As Slovakia prepares to take to the polls for the parliamentary elections on March 5, the country’s prime minister has come out with a rather suspicious announcement that is being questioned by local media.

Prime Minister Robert Fico announced the arrival of an investor supported by a generous state subsidy. He said the secure identity document production company RKN Global Europe will build in Banská Bystrica a plant to manufacture products with security features for €89m and hire 1,200 people.

As reported by The Slovak Spectator, it is not possible to check whether the investment is real. It is also not possible to find any references on the company’s website and even though the company claims that it manufactures payment cards MasterCard and Visa, these firms do not mention any of RKN’s products among authorised technologies.

Based on the company’s website, Ronald Kenneth Noble is the sole owner of the company. Noble led Interpol, the international criminal police organisation, between 2000 and 2014.

As for Noble, his departure last year was without distinction. At the time, a commentator of The Telegraph, Peter Oborne, wrote: “He leaves office with a dismal record of having allowed the international crime-busting organisation to collaborate with regimes with no regard for the rule of law”. Oborne was referring to cooperation of Interpol and Russia during investigation of the death of Sergei Magnitsky who died in a Russian jail after he complained about inhumane conditions. Investigation of his death was halted with the explanation that no crime was committed.
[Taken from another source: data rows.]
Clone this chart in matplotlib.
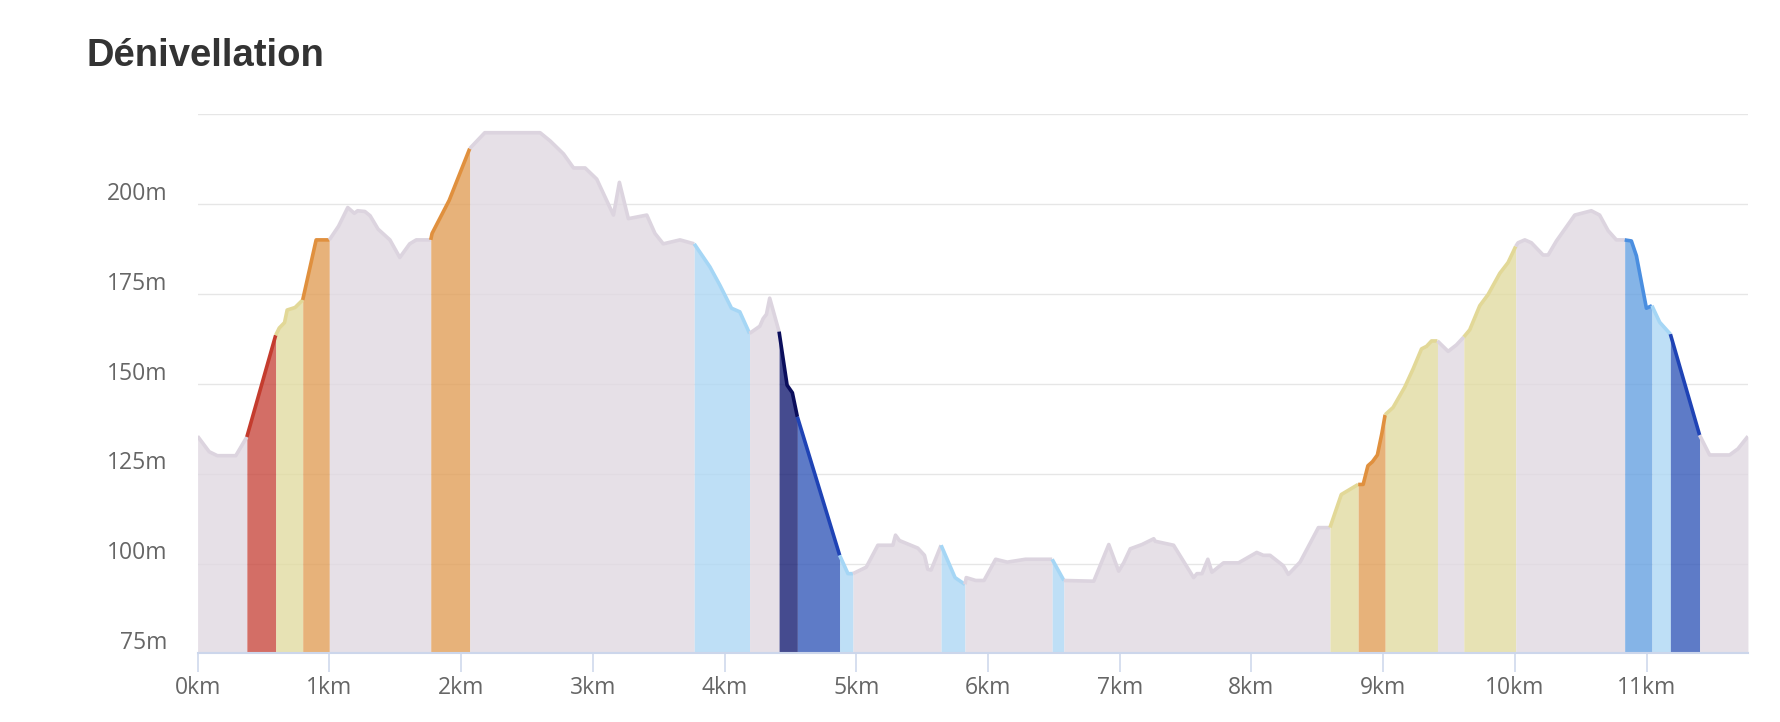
import numpy as np
import matplotlib.pyplot as plt
import matplotlib.transforms as mtransforms

# profil (distance en km, altitude en m)
dist_km = [0.000, 0.088, 0.150, 0.290, 0.374, 0.593, 0.620, 0.660, 0.680, 0.740,
           0.798, 0.900, 1.000, 1.070, 1.140, 1.190, 1.215, 1.270, 1.310, 1.370,
           1.460, 1.535, 1.610, 1.660, 1.770, 1.780, 1.910, 2.066, 2.180, 2.600,
           2.677, 2.778, 2.854, 2.942, 3.030, 3.157, 3.202, 3.270, 3.410, 3.472,
           3.535, 3.662, 3.770, 3.889, 3.965, 4.053, 4.116, 4.190, 4.268, 4.293,
           4.318, 4.343, 4.414, 4.475, 4.515, 4.553, 4.874, 4.937, 4.975, 5.076,
           5.164, 5.278, 5.298, 5.328, 5.467, 5.518, 5.543, 5.568, 5.644, 5.750,
           5.825, 5.835, 5.907, 5.970, 6.058, 6.146, 6.285, 6.487, 6.576, 6.803,
           6.917, 6.992, 7.030, 7.080, 7.169, 7.258, 7.270, 7.409, 7.561, 7.586,
           7.624, 7.669, 7.700, 7.788, 7.902, 8.040, 8.090, 8.141, 8.242, 8.280,
           8.369, 8.508, 8.596, 8.682, 8.810, 8.848, 8.884, 8.918, 8.956, 8.990,
           9.015, 9.075, 9.164, 9.228, 9.291, 9.329, 9.367, 9.412, 9.493, 9.556,
           9.612, 9.657, 9.733, 9.796, 9.885, 9.948, 10.006, 10.024, 10.075, 10.125,
           10.214, 10.252, 10.315, 10.454, 10.580, 10.643, 10.707, 10.770, 10.833, 10.884,
           10.922, 10.998, 11.040, 11.099, 11.180, 11.402, 11.478, 11.630, 11.693, 11.769]
elev_m = [135.4, 131.1, 130.0, 130.0, 135.2, 163.5, 165.5, 167.0, 170.5, 171.2,
          173.3, 190.0, 190.0, 193.8, 199.0, 197.4, 198.1, 197.9, 196.7, 193.0,
          190.0, 185.1, 188.9, 190.0, 190.0, 191.8, 201.0, 215.4, 219.8, 219.8,
          217.5, 213.9, 210.0, 210.0, 206.9, 196.9, 206.0, 195.9, 196.9, 191.8,
          188.9, 190.0, 188.9, 182.5, 177.4, 171.0, 170.0, 164.0, 166.0, 168.1,
          169.3, 173.8, 164.5, 149.6, 147.5, 140.8, 102.3, 97.2, 97.2, 99.0,
          105.1, 105.1, 107.9, 106.4, 104.3, 102.3, 98.4, 98.2, 105.1, 96.1,
          94.2, 96.1, 95.3, 95.3, 101.2, 100.4, 101.2, 101.2, 95.3, 95.1,
          105.3, 97.9, 100.2, 104.1, 105.3, 106.9, 106.2, 105.1, 96.1, 97.2,
          97.2, 101.2, 97.6, 100.2, 100.2, 103.1, 102.3, 102.3, 99.4, 97.0,
          100.4, 110.0, 110.0, 119.2, 122.0, 122.0, 127.2, 128.3, 130.2, 136.2,
          141.4, 143.4, 149.1, 154.2, 159.7, 160.4, 161.9, 161.9, 159.0, 160.8,
          163.0, 165.0, 171.7, 174.8, 180.7, 183.7, 188.2, 189.2, 190.0, 189.2,
          185.8, 185.8, 189.7, 196.9, 198.1, 196.9, 192.6, 190.0, 190.0, 189.7,
          185.6, 171.0, 171.7, 167.1, 163.8, 135.7, 130.2, 130.2, 131.9, 135.4]

# tronçons colorés selon la pente
seg_start = [0.0, 0.374, 0.593, 0.798, 1.0, 1.77, 2.066, 3.77, 4.19, 4.414,
             4.553, 4.874, 4.975, 5.644, 5.825, 6.487, 6.576, 8.596, 8.81, 9.015,
             9.412, 9.612, 10.006, 10.833, 11.04, 11.18, 11.402]
seg_kind = ['plat', 'montee_forte', 'montee_douce', 'montee', 'plat', 'montee', 'plat',
            'descente_douce', 'plat', 'descente_tres_forte', 'descente_forte',
            'descente_douce', 'plat', 'descente_douce', 'plat', 'descente_douce', 'plat',
            'montee_douce', 'montee', 'montee_douce', 'plat', 'montee_douce', 'plat',
            'descente', 'descente_douce', 'descente_forte', 'plat']

x_ticks = list(range(12))
x_tick_labels = [f'{k}km' for k in x_ticks]
y_ticks = [75, 100, 125, 150, 175, 200, 225]
y_tick_labels = ['75m', '100m', '125m', '150m', '175m', '200m', '']

fill_col = {'plat': '#e0d9e2', 'montee_forte': '#c84a40', 'montee_douce': '#e2dba1',
            'montee': '#e29f59', 'descente_douce': '#aed8f4', 'descente': '#67a2e2',
            'descente_forte': '#365aba', 'descente_tres_forte': '#171e73'}
line_col = {'plat': '#dcd4df', 'montee_forte': '#c43c2e', 'montee_douce': '#e2d897',
            'montee': '#e0903e', 'descente_douce': '#a5d6f5', 'descente': '#4a8ee0',
            'descente_forte': '#1f43b5', 'descente_tres_forte': '#0b0e5c'}

x = np.array(dist_km)
y = np.array(elev_m)
ymin = 75

fig = plt.figure(figsize=(17.8, 7.22), dpi=100)
ax = fig.add_axes([0.111, 0.0949, 0.871, 0.7472])

seg_end = seg_start[1:] + [x[-1]]
for s, e, kind in zip(seg_start, seg_end, seg_kind):
    m = (x >= s - 1e-9) & (x <= e + 1e-9)
    ax.fill_between(x[m], y[m], ymin, color=fill_col[kind], alpha=0.8, lw=0, zorder=2)
    ax.plot(x[m], y[m], color=line_col[kind], lw=2.6, zorder=3,
            solid_joinstyle='round', solid_capstyle='butt')

ax.set_xlim(0, x[-1])
ax.set_ylim(ymin, 225)
ax.set_xticks(x_ticks)
ax.set_xticklabels(x_tick_labels)
ax.set_yticks(y_ticks)
ax.set_yticklabels(y_tick_labels)

ax.grid(axis='y', color='#e6e6e6', lw=1.0, zorder=0)
ax.set_axisbelow(True)
for sp in ['left', 'top', 'right']:
    ax.spines[sp].set_visible(False)
ax.spines['bottom'].set_color('#ccd6eb')
ax.spines['bottom'].set_linewidth(1.5)
ax.spines['bottom'].set_zorder(4)

ax.tick_params(axis='x', colors='#ccd6eb', length=14, width=1.1, pad=2,
               labelcolor='#666666', labelsize=16.5)
ax.tick_params(axis='y', length=0, pad=22, labelcolor='#666666', labelsize=16.5)
for lab in ax.get_xticklabels() + ax.get_yticklabels():
    lab.set_family(['Open Sans', 'DejaVu Sans'])
off = mtransforms.ScaledTranslation(0, 3 / 72, fig.dpi_scale_trans)
for lab in ax.get_yticklabels():
    lab.set_va('baseline')
    lab.set_transform(lab.get_transform() + off)

fig.text(0.0487, 0.909, 'Dénivellation', fontsize=27.5, fontweight='bold',
         color='#333333', family=['Liberation Sans', 'DejaVu Sans'], va='baseline')

fig.savefig('out.png', dpi=100)
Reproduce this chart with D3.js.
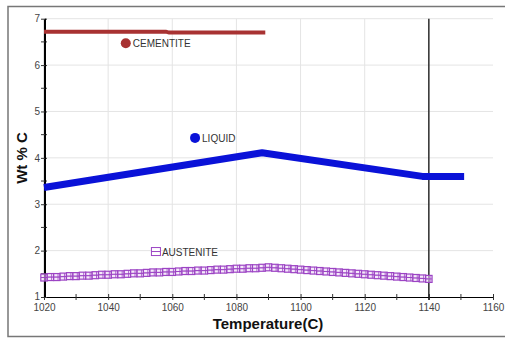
<!DOCTYPE html>
<html><head><meta charset="utf-8">
<script src="https://cdn.jsdelivr.net/npm/d3@7"></script>
<style>body{margin:0;background:#fff}svg{display:block}text{font-family:"Liberation Sans",Arial,sans-serif}</style>
</head><body><svg id="c" width="505" height="338"></svg>
<script>
const xTicks=[1020,1040,1060,1080,1100,1120,1140,1160];
const xMinor=[1030,1050,1070,1090,1110,1130,1150];
const yTicks=[1,2,3,4,5,6,7];
const yMinor=[1.5,2.5,3.5,4.5,5.5,6.5];
const cementiteT=[1020,1058,1059,1089];
const cementiteV=[6.72,6.72,6.70,6.70];
const liquidT=[1020,1088,1138,1151];
const liquidV=[3.36,4.11,3.60,3.60];
const austeniteT=[1020,1022,1024,1026,1028,1030,1032,1034,1036,1038,1040,1042,1044,1046,1048,1050,1052,1054,1056,1058,1060,1062,1064,1066,1068,1070,1072,1074,1076,1078,1080,1082,1084,1086,1088,1090,1092,1094,1096,1098,1100,1102,1104,1106,1108,1110,1112,1114,1116,1118,1120,1122,1124,1126,1128,1130,1132,1134,1136,1138,1140];
const austeniteV=[1.42,1.43,1.43,1.44,1.45,1.45,1.46,1.46,1.47,1.48,1.48,1.49,1.49,1.50,1.51,1.51,1.52,1.53,1.53,1.54,1.54,1.55,1.56,1.56,1.57,1.57,1.58,1.59,1.59,1.60,1.61,1.61,1.62,1.62,1.63,1.64,1.63,1.62,1.61,1.60,1.59,1.58,1.57,1.56,1.55,1.54,1.53,1.52,1.51,1.50,1.49,1.48,1.47,1.46,1.45,1.44,1.43,1.42,1.41,1.40,1.39];
const vLine=1140;
const labelNames=["CEMENTITE","LIQUID","AUSTENITE"];
const labelT=[1045.5,1067.1,1054.9];
const labelV=[6.47,4.43,1.98];

const svg=d3.select("#c");
const x=d3.scaleLinear().domain([1020,1160]).range([44,493]);
const y=d3.scaleLinear().domain([1,7]).range([297,18.7]);
const cRed="#a83232", cBlue="#0a12d8", cPurple="#9c44c4";

svg.append("rect").attr("x",8).attr("y",6.5).attr("width",520).attr("height",330).attr("fill","none").attr("stroke","#777").attr("stroke-width",1.5);

// grid
const g=svg.append("g");
g.selectAll(".gx").data(xTicks.slice(1,-1)).join("line").attr("x1",d=>x(d)).attr("x2",d=>x(d)).attr("y1",y(7)).attr("y2",y(1)).attr("stroke","#e4e4e4");
g.selectAll(".gy").data(yTicks.slice(1)).join("line").attr("x1",x(1020)).attr("x2",x(1160)).attr("y1",d=>y(d)).attr("y2",d=>y(d)).attr("stroke","#e4e4e4");

// axes
const xa=svg.append("g").attr("transform",`translate(0,${y(1)})`).call(d3.axisBottom(x).tickValues(xTicks).tickFormat(d3.format("d")).tickSize(3).tickSizeOuter(0));
const ya=svg.append("g").attr("transform",`translate(${x(1020)},0)`).call(d3.axisLeft(y).tickValues(yTicks).tickFormat(d3.format("d")).tickSize(3).tickSizeOuter(0));
[xa,ya].forEach(a=>{a.select(".domain").attr("stroke","#000").attr("stroke-width",1.2);a.selectAll(".tick line").attr("stroke","#333");a.selectAll("text").attr("font-size",10).attr("fill","#444");});
xa.selectAll(".tick line").attr("y1",-3).attr("y2",3);
ya.selectAll(".tick line").attr("x1",3).attr("x2",-3);
ya.selectAll("text").attr("x",-4);
ya.selectAll(".tick").filter(d=>d===1).select("text").attr("dy","0.2em");
xa.selectAll("text").attr("y",7);
svg.append("g").selectAll("line").data(xMinor).join("line").attr("x1",d=>x(d)).attr("x2",d=>x(d)).attr("y1",y(1)-3).attr("y2",y(1)+3).attr("stroke","#333");
svg.append("g").selectAll("line").data(yMinor).join("line").attr("x1",x(1020)-3).attr("x2",x(1020)+3).attr("y1",d=>y(d)).attr("y2",d=>y(d)).attr("stroke","#333");
svg.append("line").attr("x1",x(1020)+1.5).attr("x2",x(1020)+1.5).attr("y1",y(7)).attr("y2",y(1)).attr("stroke","#000").attr("stroke-width",1);

// vertical line
svg.append("line").attr("x1",x(vLine)).attr("x2",x(vLine)).attr("y1",y(7)).attr("y2",y(1)+3).attr("stroke","#111").attr("stroke-width",1.3);

const line=d3.line().x(d=>x(d[0])).y(d=>y(d[1]));
svg.append("path").attr("d",line(cementiteT.map((t,i)=>[t,cementiteV[i]]))).attr("fill","none").attr("stroke",cRed).attr("stroke-width",4);
svg.append("path").attr("d",line(liquidT.map((t,i)=>[t,liquidV[i]]))).attr("fill","none").attr("stroke",cBlue).attr("stroke-width",7).attr("stroke-linejoin","round");

const aus=austeniteT.map((t,i)=>[t,austeniteV[i]]);
svg.append("path").attr("d",line(aus)).attr("fill","none").attr("stroke",cPurple).attr("stroke-width",1.2);
const mk=svg.append("g").selectAll("g").data(aus).join("g").attr("transform",d=>`translate(${x(d[0])},${y(d[1])})`);
mk.append("rect").attr("x",-3.2).attr("y",-3.5).attr("width",6.4).attr("height",7).attr("fill","#eedcf6").attr("fill-opacity",0.6).attr("stroke",cPurple).attr("stroke-width",1.2);
mk.append("line").attr("x1",-3).attr("x2",3).attr("y1",0).attr("y2",0).attr("stroke",cPurple).attr("stroke-width",1);
mk.append("line").attr("x1",1.2).attr("x2",1.2).attr("y1",-3.5).attr("y2",3.5).attr("stroke",cPurple).attr("stroke-width",0.8);

// labels
labelNames.forEach((n,i)=>{
  const px=x(labelT[i]), py=y(labelV[i]);
  if(i==0) svg.append("circle").attr("cx",px).attr("cy",py).attr("r",5).attr("fill",cRed);
  if(i==1) svg.append("circle").attr("cx",px).attr("cy",py).attr("r",5).attr("fill",cBlue);
  if(i==2){svg.append("rect").attr("x",px-4.5).attr("y",py-4).attr("width",9).attr("height",8).attr("fill","#fff").attr("stroke",cPurple);
    svg.append("line").attr("x1",px-4.5).attr("x2",px+4.5).attr("y1",py).attr("y2",py).attr("stroke",cPurple);}
  svg.append("text").attr("x",px+(i==2?6:7)).attr("y",py+4).attr("font-size",10).attr("fill","#333").text(n);
});

svg.append("text").attr("x",268).attr("y",329).attr("text-anchor","middle").attr("font-size",15).attr("font-weight","bold").attr("fill","#111").text("Temperature(C)");
svg.append("text").attr("transform","translate(27,158) rotate(-90)").attr("text-anchor","middle").attr("font-size",15).attr("font-weight","bold").attr("fill","#111").text("Wt % C");
</script></body></html>
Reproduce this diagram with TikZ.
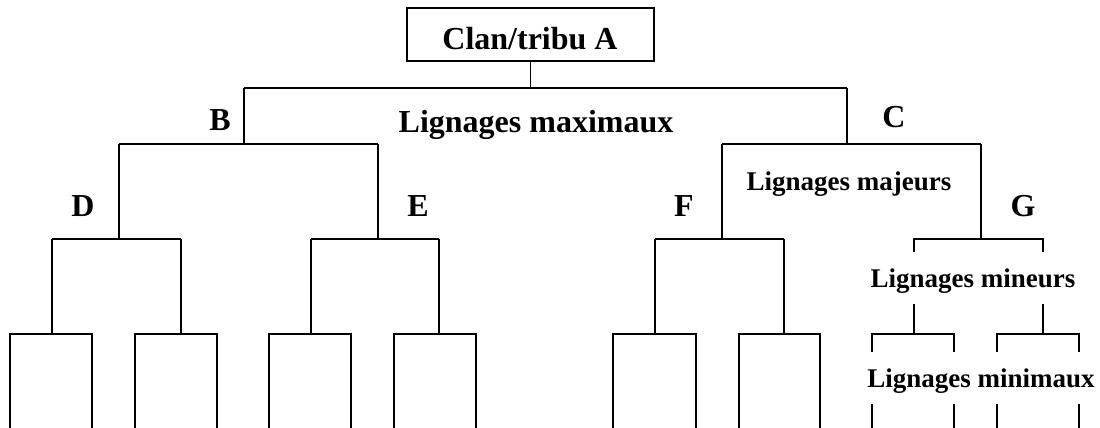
\documentclass[tikz,border=0pt]{standalone}
\usepackage{fontspec}
\setmainfont{Liberation Serif}
\begin{document}
\begin{tikzpicture}[x=1pt,y=-1pt,line width=1.9pt,line join=miter,
  big/.style={font=\fontsize{32}{36}\selectfont\bfseries,inner sep=0pt,anchor=base},
  small/.style={font=\fontsize{27}{30}\selectfont\bfseries,inner sep=0pt,anchor=base},
  boxnode/.style={draw,line width=1.9pt,minimum width=247pt,minimum height=53pt,inner sep=0pt}]
\useasboundingbox (0,0) rectangle (1100,428);
% root box
\node[boxnode] (A) at (530.5,34.5) {};
\node[big] (Atext) at (530,50) {Clan/tribu A};
% helper levels
\coordinate (bot) at (0,430);
\coordinate (tickG) at (0,252);
\coordinate (minA) at (0,304);
\coordinate (tickM) at (0,352);
\coordinate (minB) at (0,404);
% bar end points
\coordinate (L1l) at (244,88);  \coordinate (L1r) at (847,88);
\coordinate (Bl) at (119,144);  \coordinate (Br) at (378,144);
\coordinate (Cl) at (722,144);  \coordinate (Cr) at (981,144);
\coordinate (Dl) at (52,239);   \coordinate (Dr) at (181,239);
\coordinate (El) at (311,239);  \coordinate (Er) at (439,239);
\coordinate (Fl) at (655,239);  \coordinate (Fr) at (784,239);
\coordinate (Gl) at (914,239);  \coordinate (Gr) at (1043,239);
\coordinate (d1l) at (10,334);  \coordinate (d1r) at (92,334);
\coordinate (d2l) at (135,334); \coordinate (d2r) at (217,334);
\coordinate (e1l) at (269,334); \coordinate (e1r) at (351,334);
\coordinate (e2l) at (394,334); \coordinate (e2r) at (476,334);
\coordinate (f1l) at (613,334); \coordinate (f1r) at (696,334);
\coordinate (f2l) at (739,334); \coordinate (f2r) at (820,334);
\coordinate (g1l) at (872,334); \coordinate (g1r) at (954,334);
\coordinate (g2l) at (997,334); \coordinate (g2r) at (1079,334);
% level 1
\draw (A.south) -- (A.south |- L1l);
\draw (L1l) -- (L1r);
\draw (L1l) -- (L1l |- Bl);
\draw (L1r) -- (L1r |- Cl);
% level 2
\draw (Bl) -- (Br);
\draw (Cl) -- (Cr);
\draw (Bl) -- (Bl |- Dl);
\draw (Br) -- (Br |- El);
\draw (Cl) -- (Cl |- Fl);
\draw (Cr) -- (Cr |- Gl);
% level 3
\draw (Dl) -- (Dr);
\draw (El) -- (Er);
\draw (Fl) -- (Fr);
\draw (Gl |- tickG) -- (Gl) -- (Gr) -- (Gr |- tickG);
\draw (Dl) -- (Dl |- d1l);
\draw (Dr) -- (Dr |- d2l);
\draw (El) -- (El |- e1l);
\draw (Er) -- (Er |- e2l);
\draw (Fl) -- (Fl |- f1l);
\draw (Fr) -- (Fr |- f2l);
\draw (Gl |- minA) -- (Gl |- g1l);
\draw (Gr |- minA) -- (Gr |- g2l);
% leaves
\foreach \n in {d1,d2,e1,e2,f1,f2}{
  \draw (\n l |- bot) -- (\n l) -- (\n r) -- (\n r |- bot);
}
\foreach \n in {g1,g2}{
  \draw (\n l |- tickM) -- (\n l) -- (\n r) -- (\n r |- tickM);
  \draw (\n l |- minB) -- (\n l |- bot);
  \draw (\n r |- minB) -- (\n r |- bot);
}
% labels
\node[big] (labB) at (220,130) {B};
\node[big] (labC) at (894,127) {C};
\node[big] (labD) at (83,216) {D};
\node[big] (labE) at (418,216) {E};
\node[big] (labF) at (684,216) {F};
\node[big] (labG) at (1023,216) {G};
\node[big] (maxi) at (536,132) {Lignages maximaux};
\node[small] (maje) at (849,190) {Lignages majeurs};
\node[small] (mine) at (973,287) {Lignages mineurs};
\node[small] (mini) at (981,387) {Lignages minimaux};
\end{tikzpicture}
\end{document}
Meanwhile, Veronika Remišová, running on the slate of Ordinary People-Independent Personalities (OĽaNO), pointed out on her blog that the technological partners of RKN Global are three Ukrainian companies linked to extensive corruption.

In a bid to quiet the controversy, Economy Minister Vazil Hudák has stressed that apart from state aid the investment must be covered also by the money of the business person or a loan. The company will receive the incentives only after it invests its own money and employs the promised number of people, according to the ministry.